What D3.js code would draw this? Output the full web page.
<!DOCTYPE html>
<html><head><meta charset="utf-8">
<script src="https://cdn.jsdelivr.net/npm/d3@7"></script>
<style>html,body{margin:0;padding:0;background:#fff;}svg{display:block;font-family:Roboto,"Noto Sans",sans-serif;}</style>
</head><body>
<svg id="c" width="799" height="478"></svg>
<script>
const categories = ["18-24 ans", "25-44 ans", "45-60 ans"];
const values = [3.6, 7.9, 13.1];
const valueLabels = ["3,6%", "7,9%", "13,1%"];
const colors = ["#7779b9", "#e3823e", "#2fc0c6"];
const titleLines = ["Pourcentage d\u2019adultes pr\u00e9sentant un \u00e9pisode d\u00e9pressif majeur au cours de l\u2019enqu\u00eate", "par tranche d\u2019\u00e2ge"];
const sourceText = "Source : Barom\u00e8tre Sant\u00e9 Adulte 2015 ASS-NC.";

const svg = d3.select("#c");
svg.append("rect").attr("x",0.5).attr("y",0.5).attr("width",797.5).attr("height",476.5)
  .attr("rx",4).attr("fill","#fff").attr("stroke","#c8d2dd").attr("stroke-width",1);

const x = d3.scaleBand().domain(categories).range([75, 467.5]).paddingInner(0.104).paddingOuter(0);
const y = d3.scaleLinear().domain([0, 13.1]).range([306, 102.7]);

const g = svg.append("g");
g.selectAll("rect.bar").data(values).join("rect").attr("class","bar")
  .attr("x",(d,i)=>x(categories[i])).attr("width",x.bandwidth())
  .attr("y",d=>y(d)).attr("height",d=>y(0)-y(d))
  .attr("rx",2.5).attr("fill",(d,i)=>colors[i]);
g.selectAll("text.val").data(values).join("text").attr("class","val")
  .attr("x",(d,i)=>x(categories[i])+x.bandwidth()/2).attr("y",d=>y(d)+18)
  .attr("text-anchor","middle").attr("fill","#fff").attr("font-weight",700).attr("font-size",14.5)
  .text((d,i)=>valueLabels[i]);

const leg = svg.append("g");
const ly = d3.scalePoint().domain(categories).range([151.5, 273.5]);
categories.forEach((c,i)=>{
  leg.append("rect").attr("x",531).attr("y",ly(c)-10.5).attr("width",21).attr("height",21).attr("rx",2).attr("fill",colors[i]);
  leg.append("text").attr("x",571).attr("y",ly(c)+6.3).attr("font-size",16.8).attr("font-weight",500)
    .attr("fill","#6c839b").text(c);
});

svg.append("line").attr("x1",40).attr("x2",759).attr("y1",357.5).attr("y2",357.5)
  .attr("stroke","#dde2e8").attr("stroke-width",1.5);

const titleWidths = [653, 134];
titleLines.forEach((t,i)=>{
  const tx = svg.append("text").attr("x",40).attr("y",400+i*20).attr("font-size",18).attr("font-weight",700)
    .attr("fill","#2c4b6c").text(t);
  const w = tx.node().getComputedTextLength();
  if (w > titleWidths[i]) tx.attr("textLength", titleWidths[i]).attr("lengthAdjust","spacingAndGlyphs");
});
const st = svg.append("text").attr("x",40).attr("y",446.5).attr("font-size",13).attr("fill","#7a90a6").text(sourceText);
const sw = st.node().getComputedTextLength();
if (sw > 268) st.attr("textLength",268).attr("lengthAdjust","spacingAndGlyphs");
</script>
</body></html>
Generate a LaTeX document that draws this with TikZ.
────────────────
What is asked: All of the material above needs to be retyped word for word.

Exercise solution:
What D3.js code would draw this? Output the full web page.
<!DOCTYPE html>
<html><head><meta charset="utf-8">
<script src="https://cdn.jsdelivr.net/npm/d3@7"></script>
<style>html,body{margin:0;padding:0;background:#fff;}svg{display:block;font-family:Roboto,"Noto Sans",sans-serif;}</style>
</head><body>
<svg id="c" width="799" height="478"></svg>
<script>
const categories = ["18-24 ans", "25-44 ans", "45-60 ans"];
const values = [3.6, 7.9, 13.1];
const valueLabels = ["3,6%", "7,9%", "13,1%"];
const colors = ["#7779b9", "#e3823e", "#2fc0c6"];
const titleLines = ["Pourcentage d\u2019adultes pr\u00e9sentant un \u00e9pisode d\u00e9pressif majeur au cours de l\u2019enqu\u00eate", "par tranche d\u2019\u00e2ge"];
const sourceText = "Source : Barom\u00e8tre Sant\u00e9 Adulte 2015 ASS-NC.";

const svg = d3.select("#c");
svg.append("rect").attr("x",0.5).attr("y",0.5).attr("width",797.5).attr("height",476.5)
  .attr("rx",4).attr("fill","#fff").attr("stroke","#c8d2dd").attr("stroke-width",1);

const x = d3.scaleBand().domain(categories).range([75, 467.5]).paddingInner(0.104).paddingOuter(0);
const y = d3.scaleLinear().domain([0, 13.1]).range([306, 102.7]);

const g = svg.append("g");
g.selectAll("rect.bar").data(values).join("rect").attr("class","bar")
  .attr("x",(d,i)=>x(categories[i])).attr("width",x.bandwidth())
  .attr("y",d=>y(d)).attr("height",d=>y(0)-y(d))
  .attr("rx",2.5).attr("fill",(d,i)=>colors[i]);
g.selectAll("text.val").data(values).join("text").attr("class","val")
  .attr("x",(d,i)=>x(categories[i])+x.bandwidth()/2).attr("y",d=>y(d)+18)
  .attr("text-anchor","middle").attr("fill","#fff").attr("font-weight",700).attr("font-size",14.5)
  .text((d,i)=>valueLabels[i]);

const leg = svg.append("g");
const ly = d3.scalePoint().domain(categories).range([151.5, 273.5]);
categories.forEach((c,i)=>{
  leg.append("rect").attr("x",531).attr("y",ly(c)-10.5).attr("width",21).attr("height",21).attr("rx",2).attr("fill",colors[i]);
  leg.append("text").attr("x",571).attr("y",ly(c)+6.3).attr("font-size",16.8).attr("font-weight",500)
    .attr("fill","#6c839b").text(c);
});

svg.append("line").attr("x1",40).attr("x2",759).attr("y1",357.5).attr("y2",357.5)
  .attr("stroke","#dde2e8").attr("stroke-width",1.5);

const titleWidths = [653, 134];
titleLines.forEach((t,i)=>{
  const tx = svg.append("text").attr("x",40).attr("y",400+i*20).attr("font-size",18).attr("font-weight",700)
    .attr("fill","#2c4b6c").text(t);
  const w = tx.node().getComputedTextLength();
  if (w > titleWidths[i]) tx.attr("textLength", titleWidths[i]).attr("lengthAdjust","spacingAndGlyphs");
});
const st = svg.append("text").attr("x",40).attr("y",446.5).attr("font-size",13).attr("fill","#7a90a6").text(sourceText);
const sw = st.node().getComputedTextLength();
if (sw > 268) st.attr("textLength",268).attr("lengthAdjust","spacingAndGlyphs");
</script>
</body></html>
Generate a LaTeX document that draws this with TikZ.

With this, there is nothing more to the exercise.